The Ballad Of Brixton Gaol

 

I came to Brixton on remand in Nineteen Eighty-Three,
An amateurish blagger on a charge of robbery,
This wasn’t quite the first time I’d had trouble with the law,
But no way did I ever think I’d come back here, for sure.

Now thirteen long years have gone by, and times have changed in clink,
There’s no slop-bucket in your cell, and no more dreadful stink,
There’s no more emptying of foul excreta down the sluice
At unlock in the morning to upset your gastric juice.

There’s telephones and showers on the wing, unlike before,
But even with the changing times an inmate’s deal is raw;
It’s bang-up here on A Wing for most folk most of the time,
Including for remands who plead “Not guilty” to a crime.

Drug testing is an obsession, and twice I’ve now had this,
On such occasions the screws literally take the piss,
I’ve heard of people failing tests and losing their remission,
But drugs have no appeal for somebody in my position.

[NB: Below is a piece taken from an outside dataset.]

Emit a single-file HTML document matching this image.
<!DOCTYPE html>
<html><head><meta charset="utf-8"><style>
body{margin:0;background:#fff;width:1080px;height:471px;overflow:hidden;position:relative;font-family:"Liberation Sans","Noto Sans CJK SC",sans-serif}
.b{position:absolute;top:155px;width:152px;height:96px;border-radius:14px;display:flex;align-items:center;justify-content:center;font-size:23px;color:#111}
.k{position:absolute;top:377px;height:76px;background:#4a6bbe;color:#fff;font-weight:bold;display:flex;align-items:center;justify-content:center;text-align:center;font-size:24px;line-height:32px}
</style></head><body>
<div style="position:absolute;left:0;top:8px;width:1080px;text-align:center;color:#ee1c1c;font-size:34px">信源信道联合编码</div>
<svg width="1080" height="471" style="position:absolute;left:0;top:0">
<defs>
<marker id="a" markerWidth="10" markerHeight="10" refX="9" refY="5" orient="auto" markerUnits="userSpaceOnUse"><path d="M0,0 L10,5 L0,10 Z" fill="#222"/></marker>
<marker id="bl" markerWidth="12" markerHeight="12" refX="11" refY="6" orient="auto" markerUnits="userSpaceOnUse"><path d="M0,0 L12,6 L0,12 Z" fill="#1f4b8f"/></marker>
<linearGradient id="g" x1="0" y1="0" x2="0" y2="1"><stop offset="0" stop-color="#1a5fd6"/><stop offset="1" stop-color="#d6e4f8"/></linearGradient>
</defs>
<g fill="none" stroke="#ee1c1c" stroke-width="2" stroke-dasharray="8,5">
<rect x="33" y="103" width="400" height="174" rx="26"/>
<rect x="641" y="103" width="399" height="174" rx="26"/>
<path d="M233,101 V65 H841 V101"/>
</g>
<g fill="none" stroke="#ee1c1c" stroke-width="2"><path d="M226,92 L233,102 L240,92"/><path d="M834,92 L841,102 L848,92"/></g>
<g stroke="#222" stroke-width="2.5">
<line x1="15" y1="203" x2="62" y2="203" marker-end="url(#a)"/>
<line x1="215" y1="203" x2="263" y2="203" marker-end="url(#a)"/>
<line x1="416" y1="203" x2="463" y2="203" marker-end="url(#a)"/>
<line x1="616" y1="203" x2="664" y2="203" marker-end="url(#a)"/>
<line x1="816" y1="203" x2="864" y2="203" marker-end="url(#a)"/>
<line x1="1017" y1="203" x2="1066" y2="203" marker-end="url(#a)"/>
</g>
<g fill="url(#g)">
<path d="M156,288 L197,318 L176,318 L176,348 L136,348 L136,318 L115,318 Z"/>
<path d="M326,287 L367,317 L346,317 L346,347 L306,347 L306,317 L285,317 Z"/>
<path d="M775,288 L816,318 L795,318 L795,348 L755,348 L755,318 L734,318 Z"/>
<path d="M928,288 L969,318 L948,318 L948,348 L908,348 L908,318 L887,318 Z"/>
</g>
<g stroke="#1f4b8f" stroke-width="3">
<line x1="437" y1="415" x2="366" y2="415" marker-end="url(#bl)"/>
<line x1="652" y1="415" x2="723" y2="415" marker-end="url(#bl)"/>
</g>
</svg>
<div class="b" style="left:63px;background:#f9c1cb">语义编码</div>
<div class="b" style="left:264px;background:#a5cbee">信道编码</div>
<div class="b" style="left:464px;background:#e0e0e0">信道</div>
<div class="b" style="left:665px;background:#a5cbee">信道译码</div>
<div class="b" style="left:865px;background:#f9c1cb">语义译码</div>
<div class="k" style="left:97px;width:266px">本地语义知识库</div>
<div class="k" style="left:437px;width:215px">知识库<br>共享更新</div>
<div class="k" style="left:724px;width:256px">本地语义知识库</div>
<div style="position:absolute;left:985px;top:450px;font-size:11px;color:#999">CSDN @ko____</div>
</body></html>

The new régime is quite relaxed, there’s women screws as well,
A rub-down search from one of them, and prison ain’t such hell!
Though Brixton’s Hell for some all right, but in their private way,
I saw a fellow go to his on A Wing one sad day.

From the Induction Unit recess came a chilling screech,
Newly convicted, poor wretch doused his head with boiling bleach;
They wrapped him in a blanket and flew him out mighty quick,
He came back on the Hospital but ’twas his mind was sick.

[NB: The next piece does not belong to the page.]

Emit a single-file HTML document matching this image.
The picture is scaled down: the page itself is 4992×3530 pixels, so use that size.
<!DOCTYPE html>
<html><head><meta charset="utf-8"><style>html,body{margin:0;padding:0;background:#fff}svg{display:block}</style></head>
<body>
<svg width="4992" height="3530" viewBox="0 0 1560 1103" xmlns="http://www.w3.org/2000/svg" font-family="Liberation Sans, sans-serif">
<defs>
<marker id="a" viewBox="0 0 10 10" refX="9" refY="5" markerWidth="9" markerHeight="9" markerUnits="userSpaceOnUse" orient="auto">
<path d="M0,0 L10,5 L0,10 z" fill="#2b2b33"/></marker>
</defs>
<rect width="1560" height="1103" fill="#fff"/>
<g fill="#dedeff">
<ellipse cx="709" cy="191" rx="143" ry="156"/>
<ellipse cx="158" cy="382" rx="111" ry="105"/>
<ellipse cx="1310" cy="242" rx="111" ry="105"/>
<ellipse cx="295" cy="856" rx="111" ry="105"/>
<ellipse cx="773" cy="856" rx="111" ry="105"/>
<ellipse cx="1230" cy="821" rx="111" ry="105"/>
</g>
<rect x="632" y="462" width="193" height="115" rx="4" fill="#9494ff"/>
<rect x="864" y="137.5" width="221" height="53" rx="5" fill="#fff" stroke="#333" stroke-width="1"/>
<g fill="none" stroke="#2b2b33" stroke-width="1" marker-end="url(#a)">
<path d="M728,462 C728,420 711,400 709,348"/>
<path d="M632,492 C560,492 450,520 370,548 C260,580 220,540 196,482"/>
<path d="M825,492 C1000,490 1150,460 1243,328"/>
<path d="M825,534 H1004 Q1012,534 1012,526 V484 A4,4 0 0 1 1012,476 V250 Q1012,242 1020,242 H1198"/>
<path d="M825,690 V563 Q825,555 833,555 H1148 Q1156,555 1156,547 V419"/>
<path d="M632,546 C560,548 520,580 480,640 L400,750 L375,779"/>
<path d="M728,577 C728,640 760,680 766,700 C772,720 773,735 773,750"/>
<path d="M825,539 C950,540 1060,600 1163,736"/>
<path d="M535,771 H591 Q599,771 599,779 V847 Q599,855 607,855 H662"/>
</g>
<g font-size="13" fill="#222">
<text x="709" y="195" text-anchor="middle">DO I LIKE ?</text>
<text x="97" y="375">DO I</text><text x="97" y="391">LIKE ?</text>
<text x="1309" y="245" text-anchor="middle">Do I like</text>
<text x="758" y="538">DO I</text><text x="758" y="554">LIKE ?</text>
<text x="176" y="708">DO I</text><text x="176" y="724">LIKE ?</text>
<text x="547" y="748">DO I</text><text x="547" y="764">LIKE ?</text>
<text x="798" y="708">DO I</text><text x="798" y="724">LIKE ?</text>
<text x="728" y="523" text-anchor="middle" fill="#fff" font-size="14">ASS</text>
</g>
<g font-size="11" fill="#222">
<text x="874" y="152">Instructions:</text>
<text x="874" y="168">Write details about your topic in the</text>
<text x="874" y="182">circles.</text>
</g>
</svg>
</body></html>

Poor fellow slashed his wrists with phone cards as he lay in bed,
Twelve years he’d got, and a Dear John, so he was better dead,
Or so he thought, and so do others, here and there they try,
But while there’s life there’s hope, and there are better ways to die.

Some things about the place have changed but others stay the same,
Some do their bird without a care, some with a sense of shame;
In these infernal places every story is unique,
Of evil men and gullible, the stupid and the weak,

And aye, the innocent, for Brixton has its share of them,
Indifferent to the screws, they speak of the police with phlegm,
The traveller entrapped by Customs with a cache of coke,
The businessman whose depositions read like a sick joke,

And countless petty criminals who’ve been framed and deceived,
Who hold their tongues at trial fearful that they won’t be believed.
At exercise in bitter cold, recrimination’s lost,
Guilty and guiltless, young and old, bemoan and count the cost.

And so do I, of misspent youth, but I’ve no tears to shed,
Unlike the man on A Wing I would rather not be dead,
For life, though it be cruel and short is precious still to me,
Far more so than it was an age ago in Eighty-Three.

There’ll come the day I pass through Brixton’s grim walls the last time,
A wiser, sadder and more bitter man than in my prime,
And vow that whate’er happens I will not return again;
How many others in my place have sung that same refrain?

And how many have come to grief when barely through the gate?
And ultimately who can swear he’ll never share their fate?
And e’en a hundred years from now it’s “There but for the grace...”
That every man who leaves will come back to this curséd place.